Judge gives banks deadline to hand over information about ex-PP treasurer

Magistrate trying to find out where the €50 million held by Bárcenas in Switzerland came from

Bárcenas is taken to the Soto del Real prison in a Civil Guard van.
Bárcenas is taken to the Soto del Real prison in a Civil Guard van.SANTI BURGOS

Banks used by Luis Bárcenas have been given five days to provide the High Court with information about every transaction carried out by the former Popular Party (PP) treasurer, his wife and his son between 2009 and 2013.

Examining Judge Pablo Ruz, who has said that he will not be extending this deadline, is trying to determine what Bárcenas did with the €50 million or so that he concealed for years in Swiss bank accounts, and partly repatriated following the Gürtel bribes-for-contracts scandal, for which he is being investigated by the courts.

Investigators suspect that part of that money came from secret cash accounts that the ruling PP kept between 1990 and 2008, and which Bárcenas was in charge of as the party treasurer. These unofficial ledgers suggest illegal party financing through donations that were in excess of the legal limit and whose donors were often government contractors trying to get preferential treatment in future public bids.

Bárcenas, who has been under scrutiny on and off since 2009 for the Gürtel corruption scandal, could be charged with money laundering, tax fraud, bribery of public officials and procedural fraud.

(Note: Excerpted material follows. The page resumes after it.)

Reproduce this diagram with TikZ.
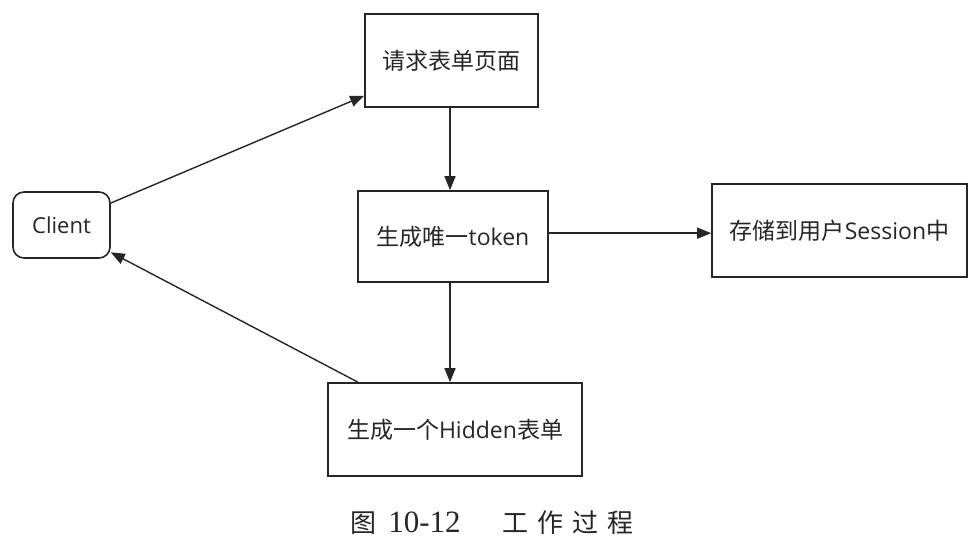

Rosalía Iglesias made cash deposits of €294,000 in Bankia between 2004 and 2007

Besides the disgraced treasurer’s bank history, Ruz also wants information from Spanish lender Bankia regarding the €294,000 in cash that his wife Rosalía Iglesias deposited between 2004 and 2007. Iglesias made another deposit of €149,000 in April 2005 in a Barcelona bank to pay for an apartment the couple bought in Baqueira Beret. In January 2006, Bárcenas’ wife deposited half-a-million euros in Caja Madrid. Her husband claimed this money came from the sale of artworks, although the claim was later proven to be false.

The judge has also given the PP five days to hand over the notarized documents granting Bárcenas power to manage the party’s finances, as well as those that revoked this power. Ruz wants to assess whether the entire responsibility for the accounts lay with Bárcenas or whether other PP officials had oversight. The former treasurer and María Dolores de Cospedal, the party’s secretary general, have provided different dates.

In various court statements, Bárcenas also said that renovation work to PP headquarters in Madrid was paid for through the secret cash fund, as was the purchase of new premises in La Rioja.

His most recent revelation to the judge is that Francisco Álvarez-Cascos, a former public works minister and ex-secretary general for the PP, allegedly handed him the key to a secret safe containing the money that did not appear in the party’s official accounting.